Like the commission's more general report in January, this Feb. 17 report divides blame among three corporations: BP, the well owner; Halliburton, the technical and engineering contractor; and Transocean, the Deepwater drilling rig owner and operator (C&EN, Jan. 17, page 9).

According to the technical report, the primary cause of the accident was Halliburton's cementing job. The cement was intended to seal the well, but it was inadequate in volume and composition and therefore allowed high-pressure natural gas and oil to drive up the well to the ocean surface. The report notes that the three companies ignored ample evidence showing hydrocarbons were likely to escape and finally missed signs that hydrocarbons were in the well as the blowout occurred.

Furthermore, according to the report, a quality control consulting firm told BP in 2007 that Halliburton's lab technician assigned to the rig lacked experience and that BP's engineer had for years "worked around" Halliburton's designs. And on the accident's eve, the report notes, BP failed to oversee cementing despite Halliburton's last-minute design changes.

Adding to the accident's likelihood, BP had accepted what the report calls a "facially implausible theory" made by Transocean's personnel to explain away test results that showed the cement had failed. The report emphasizes that the accident's root cause had nothing to do with the blowout preventer, the huge device resting on the seabed floor that would have sealed the well in case of an accident.
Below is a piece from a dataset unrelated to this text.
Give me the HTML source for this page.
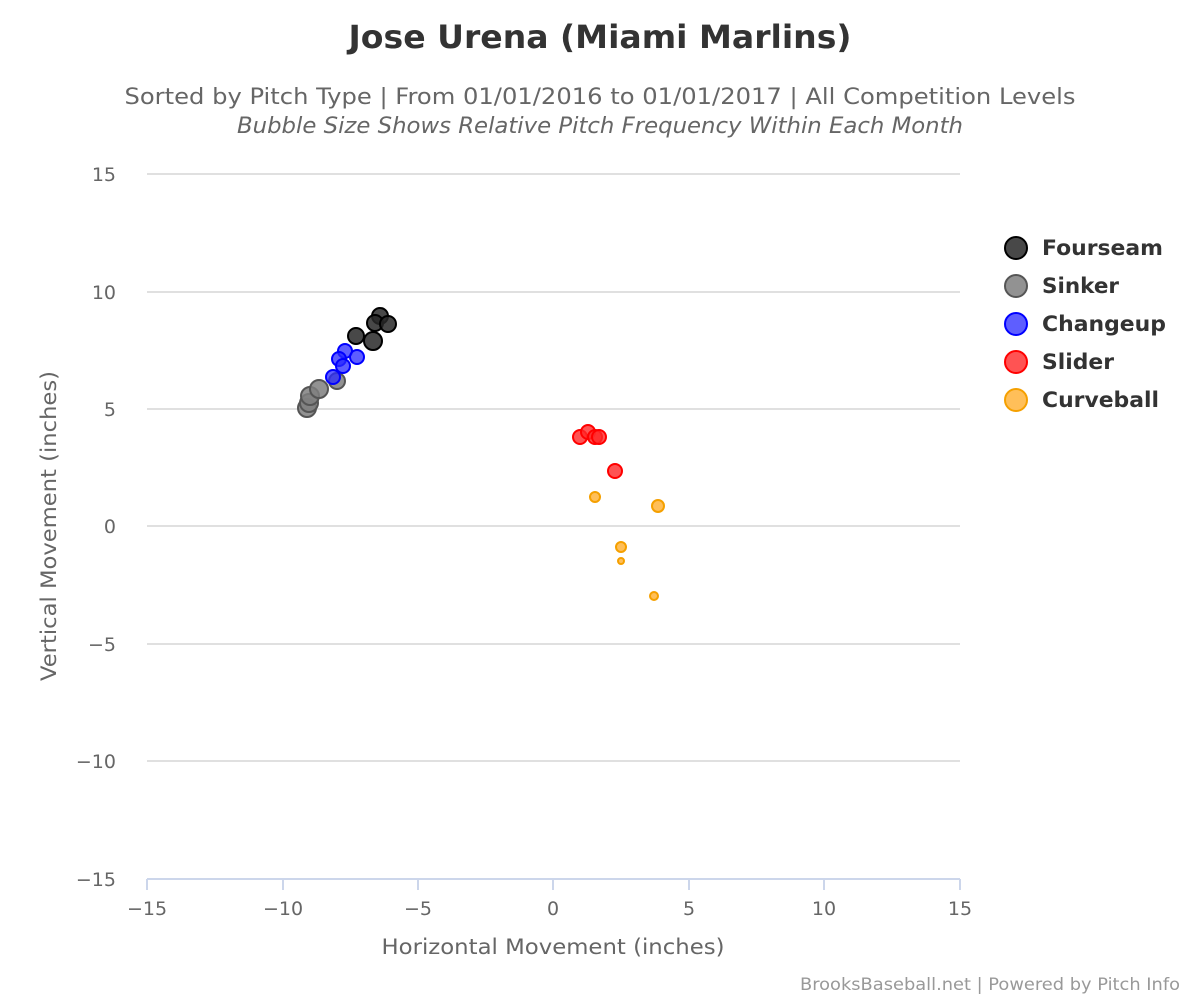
<!DOCTYPE html>
<html><head><meta charset="utf-8"><style>body{margin:0;background:#fff}svg{display:block}text{font-family:"DejaVu Sans","Liberation Sans",sans-serif}</style></head><body>
<svg width="1200" height="1000" xmlns="http://www.w3.org/2000/svg">
<text x="600" y="48" text-anchor="middle" font-size="32" font-weight="bold" fill="#333" textLength="503" lengthAdjust="spacingAndGlyphs">Jose Urena (Miami Marlins)</text>
<text x="600" y="104" text-anchor="middle" font-size="22" fill="#666" textLength="951" lengthAdjust="spacingAndGlyphs">Sorted by Pitch Type | From 01/01/2016 to 01/01/2017 | All Competition Levels</text>
<text x="600" y="133" text-anchor="middle" font-size="22" font-style="italic" fill="#666" textLength="726" lengthAdjust="spacingAndGlyphs">Bubble Size Shows Relative Pitch Frequency Within Each Month</text>
<g stroke="#e0e0e0" stroke-width="2">
<line x1="147" x2="960" y1="174" y2="174"/><line x1="147" x2="960" y1="292" y2="292"/><line x1="147" x2="960" y1="409" y2="409"/><line x1="147" x2="960" y1="526" y2="526"/><line x1="147" x2="960" y1="644" y2="644"/><line x1="147" x2="960" y1="761" y2="761"/></g>
<g stroke="#ccd6eb" stroke-width="2"><line x1="147" x2="960" y1="879" y2="879"/>
<line x1="147" x2="147" y1="879" y2="890"/><line x1="283" x2="283" y1="879" y2="890"/><line x1="418" x2="418" y1="879" y2="890"/><line x1="553" x2="553" y1="879" y2="890"/><line x1="689" x2="689" y1="879" y2="890"/><line x1="824" x2="824" y1="879" y2="890"/><line x1="960" x2="960" y1="879" y2="890"/></g>
<g font-size="19" fill="#666" text-anchor="end">
<text x="116" y="181">15</text><text x="116" y="299">10</text><text x="116" y="416">5</text><text x="116" y="533">0</text><text x="116" y="651">−5</text><text x="116" y="768">−10</text><text x="116" y="886">−15</text></g>
<g font-size="19" fill="#666" text-anchor="middle">
<text x="147" y="915">−15</text><text x="283" y="915">−10</text><text x="418" y="915">−5</text><text x="553" y="915">0</text><text x="689" y="915">5</text><text x="824" y="915">10</text><text x="960" y="915">15</text></g>
<text x="553" y="954" text-anchor="middle" font-size="21" fill="#666" textLength="343" lengthAdjust="spacingAndGlyphs">Horizontal Movement (inches)</text>
<text transform="translate(56,526) rotate(-90)" text-anchor="middle" font-size="21" fill="#666" textLength="310" lengthAdjust="spacingAndGlyphs">Vertical Movement (inches)</text>
<g fill="rgba(127,127,127,0.85)" stroke="#555" stroke-width="2">
<circle cx="307" cy="408" r="9"/><circle cx="309" cy="403" r="9"/><circle cx="310" cy="396" r="9"/><circle cx="319" cy="389" r="9"/><circle cx="337" cy="381" r="8"/></g>
<g fill="rgba(40,40,40,0.85)" stroke="#000" stroke-width="2">
<circle cx="380" cy="316" r="8"/><circle cx="375" cy="323" r="8"/><circle cx="388" cy="324" r="8"/><circle cx="356" cy="336" r="8"/><circle cx="373" cy="341" r="9"/></g>
<g fill="rgba(40,40,255,0.75)" stroke="#00f" stroke-width="2">
<circle cx="345" cy="351" r="7"/><circle cx="339" cy="359" r="7"/><circle cx="357" cy="357" r="7"/><circle cx="343" cy="366" r="7"/><circle cx="333" cy="377" r="7"/></g>
<g fill="rgba(255,40,40,0.8)" stroke="#f00" stroke-width="2">
<circle cx="580" cy="437" r="7"/><circle cx="588" cy="432" r="7"/><circle cx="595" cy="437" r="7"/><circle cx="599" cy="437" r="7"/><circle cx="615" cy="471" r="7"/></g>
<g fill="rgba(255,180,60,0.85)" stroke="#f5a000" stroke-width="2">
<circle cx="595" cy="497" r="5"/><circle cx="658" cy="506" r="6"/><circle cx="621" cy="547" r="5"/><circle cx="621" cy="561" r="3"/><circle cx="654" cy="596" r="4"/></g>
<g font-size="21" font-weight="bold" fill="#333">
<circle cx="1016" cy="248" r="11" fill="rgba(40,40,40,0.85)" stroke="#000" stroke-width="2"/><text x="1042" y="255" textLength="121" lengthAdjust="spacingAndGlyphs">Fourseam</text>
<circle cx="1016" cy="286" r="11" fill="rgba(127,127,127,0.85)" stroke="#555" stroke-width="2"/><text x="1042" y="293" textLength="77" lengthAdjust="spacingAndGlyphs">Sinker</text>
<circle cx="1016" cy="324" r="11" fill="rgba(40,40,255,0.75)" stroke="#00f" stroke-width="2"/><text x="1042" y="331" textLength="124" lengthAdjust="spacingAndGlyphs">Changeup</text>
<circle cx="1016" cy="362" r="11" fill="rgba(255,40,40,0.8)" stroke="#f00" stroke-width="2"/><text x="1042" y="369" textLength="72" lengthAdjust="spacingAndGlyphs">Slider</text>
<circle cx="1016" cy="400" r="11" fill="rgba(255,180,60,0.85)" stroke="#f5a000" stroke-width="2"/><text x="1042" y="407" textLength="117" lengthAdjust="spacingAndGlyphs">Curveball</text></g>
<text x="1180" y="990" text-anchor="end" font-size="17" fill="#999" textLength="380" lengthAdjust="spacingAndGlyphs">BrooksBaseball.net | Powered by Pitch Info</text>
</svg></body></html>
By the time the crew finally noticed a blowout was occurring and should have activated the blowout preventer, high-pressure hydrocarbons had already passed the preventer, the report says.

The technical report marks the final major report of the commission. Other investigations continue, including those of the Department of Interior, the Coast Guard, and the Chemical Safety & Hazard Investigation Board.